Hello, I recently sent out a small mailing to yahoo on brand new ips and domains. I only sent out 500 emails per ip, which ended up being 12,000 emails over 25 ips. The data is a couple months old but it is all collected in house from various landing pages. My issues is that a lot of my emails got temporarily deferred with "TS02" errors. Roughly 3000 emails were sent before 1600 got deferred in a row, then 4300 emails were successfully sent out before another 1800 were differed. Are the deferrals because the ips are brand new? Any input would be appreciated. Thanks, BIll
Most likely that is the reason - these days most new ips need to be "warmed up" There are all kinds of methods and you can do a search here to find many. In simple terms slow and steady will help you get there. I am curious how you collected just yahoo emails. Also FYI, this is not the best time to mail yahoo. Read some threads about their latest assault on us legitimate mailers that comply with every single requirement & identification tool and still get punished. Sorry just had to get that off my chest I am sick of them!
Yes, new Yahoo IPs need to be warmed up slowly. Yahoo has escalating throttle errors - TS01, TS02 and TS03. You want to slow down / back off when you receive these. Back off longer for the higher numbers. Sometimes TS03s will become permanent on an IP or range. How fast you can start depends on how your data performs. Specifically, what does your bounce rate look like? Also, have you signed up for a Yahoo FBL? If not, you should do so and look at your complaint rates. Starting off, I would generally try 500 emails per IP, but spread out over the entire day. If you try to jam them out all at once, you are sure to run into throttling. How fast were you sending?
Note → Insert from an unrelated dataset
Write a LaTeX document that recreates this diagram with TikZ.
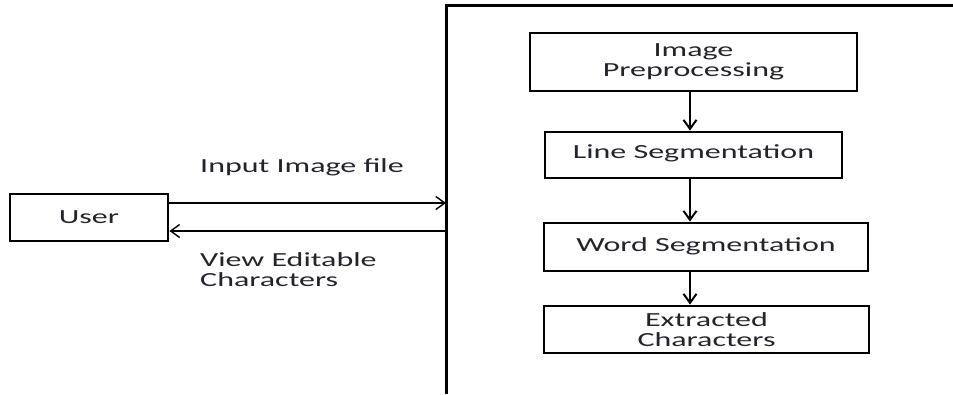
\documentclass[tikz,border=0pt]{standalone}
\usepackage{fontspec}
\setmainfont{Carlito}[FakeStretch=1.6]
\usepackage{tikz}
\usetikzlibrary{arrows.meta}

\definecolor{txtgray}{RGB}{35,35,45}

\tikzset{
  blk/.style={draw, line width=2.9pt, minimum height=46pt, inner sep=0pt, align=center, text=txtgray},
  lbl/.style={anchor=west, align=left, inner sep=0pt, text=txtgray},
  thinarr/.style={-{Straight Barb[length=9pt,width=13pt,line width=1.4pt]}, line width=1.5pt},
  downarr/.style={-{Straight Barb[length=9pt,width=13pt,line width=2pt]}, line width=2.2pt}
}

\begin{document}
\begin{tikzpicture}[x=1pt,y=-1pt,font=\fontsize{20}{21}\selectfont]

\useasboundingbox (0,0) rectangle (953,394);

\draw[line width=3pt] (953,5)--(446,5)--(446,394);

\node[blk, minimum width=158pt, minimum height=47pt] (user) at (89,217.5) {User};

\node[blk, minimum width=327pt, minimum height=58pt] (pre) at (693.5,62) {Image\\[-1pt]Preprocessing};
\node[blk, minimum width=297pt] (line) at (693.5,155) {\raisebox{7pt}{Line Segmentation}};
\node[blk, minimum width=324pt, minimum height=48pt] (word) at (706,247) {\raisebox{5pt}{Word Segmentation}};
\node[blk, minimum width=325pt, minimum height=47pt] (ext) at (706.5,329.5) {Extracted\\[-1pt]Characters};

\coordinate (ax) at (690,0);
\coordinate (inR) at (446,203);
\coordinate (inL) at (446,231);

\draw[downarr] (pre.south -| ax)--(line.north -| ax);
\draw[downarr] (line.south -| ax)--(word.north -| ax);
\draw[downarr] (word.south -| ax)--(ext.north -| ax);

\draw[thinarr] (user.east |- inR)--(inR);
\draw[thinarr] (inL)--(user.east |- inL);

\node[lbl] (inlbl) at (200,167) {Input Image file};
\node[lbl] (outlbl) at (200,270) {View Editable\\[-1pt]Characters};

\end{tikzpicture}
\end{document}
Bill, A good technique to get some good results in warming up your IPs is, to have Yahoo to query your sending domain's MX records before you send mail out to them. This gets done easily by sending an email from your yahoo account to your sender's email address. Finally, auto responses (AKA OOO) are very valuable while building reputation. You definitely want to "follow up" to those recipients issuing back OOO emails to your sender address. I hope it helps
Thank you all for the replies and advice. jpcserv - I dont specifically collect just yahoo addresses. I just pulled all of the yahoo addresses from my master list and mailed to them specifically. Mostly I do this so I can see how my deliverability is for that domain. Also im trying to focus on learning all of the different errors and figuring out how to address them. reddorado- I havent signed up for a Yahoo FBL and will make that my next priority. Also I will slow down my mailing and spread it out over the entire day. The mailing I sent out, I set it to send out 4000 emails an hour over 8 threads. I was eager to see the results and now realize that was part of the problem. DAgent - I was trying to warm up the ips by only sending 500 emails per ip. But now I see that I need to set up Yahoo specific FBL's and will work on having yahoo query my sending domains MX records. Thank you again. Everyones input was very helpful and I really appreciate it.
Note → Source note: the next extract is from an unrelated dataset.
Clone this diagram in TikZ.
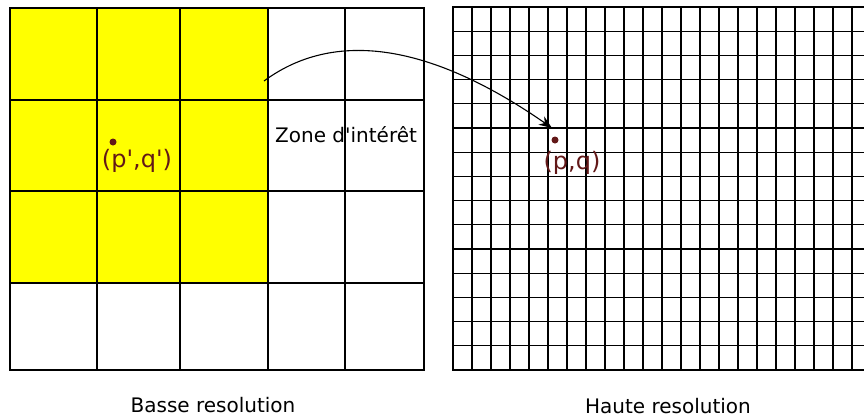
\documentclass[tikz,border=0pt]{standalone}
\usepackage{fontspec}
\setmainfont{DejaVu Sans}
\usepackage{xcolor}
\usetikzlibrary{arrows.meta, positioning}

\definecolor{pointred}{RGB}{98,24,24}
\definecolor{zoneyellow}{RGB}{255,255,0}

\begin{document}
\begin{tikzpicture}[
  x=1pt, y=-1pt,
  frame/.style={draw=black, line width=2.8pt},
  gridline/.style={draw=black, line width=1.1pt},
  pixel/.style={circle, fill=pointred, inner sep=0pt, minimum size=7pt},
  coordlabel/.style={text=pointred, font=\fontsize{24}{28}\selectfont, inner sep=0pt},
  caption/.style={font=\fontsize{20}{24}\selectfont, inner sep=0pt},
  arr/.style={-{Stealth[length=13pt, width=10pt]}, draw=black, line width=1.1pt}
]
\useasboundingbox (0,0) rectangle (864,418);

% === Low resolution grid ===
\fill[zoneyellow] (10,8) rectangle (268,283);
\foreach \x in {97,180,268,345}
  \draw[gridline] (\x,8) -- (\x,370);
\foreach \y in {100,191,283}
  \draw[gridline] (10,\y) -- (424,\y);
\draw[frame] (10,8) rectangle (424,370);

% === High resolution grid ===
\foreach \i in {1,...,22}
  \draw[gridline] ({453+19*\i},7) -- ({453+19*\i},370);
\foreach \j in {1,...,14}
  \draw[gridline] (453,{7+24.2*\j}) -- (880,{7+24.2*\j});
\draw[frame] (453,7) rectangle (872,370);

% === Points and labels ===
\node[pixel] (lowpix) at (113,142) {};
\node[coordlabel] (lowlabel) at (137,161) {(p\textquotesingle,q\textquotesingle)};
\node[pixel] (highpix) at (555,140) {};
\node[coordlabel] (highlabel) at (572,163) {(p,q)};

\node[caption, anchor=west] (zone) at (275,135) {Zone d\textquotesingle intérêt};

% === Captions ===
\node[caption] (lowcap) at (213,405) {Basse resolution};
\node[caption] (highcap) at (668,406) {Haute resolution};

% === Arrow ===
\coordinate (zonestart) at (264,81);
\draw[arr] (zonestart) .. controls (340,25) and (440,50) .. ([shift={(-3,-12)}]highpix.center);

\end{tikzpicture}
\end{document}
DAgent - good info there. Thank you. When you say follow up and "back OOO", you mean auto-respond to the recipient's auto-response? Do you think that counts as an engagement metric for Yahoo just like a normal reply would or are they able to filter those out somehow?
It'll be considered as email volume back and forth, and it does factor in throttling limits (and not that much on their client side filter (spam vs inbox)).
If you're using postfix to receive the bounces you could setup a custom 'transport' that pipes delivery to a script. In this script you can look for the auto response header and then queue the reply mail to your mta..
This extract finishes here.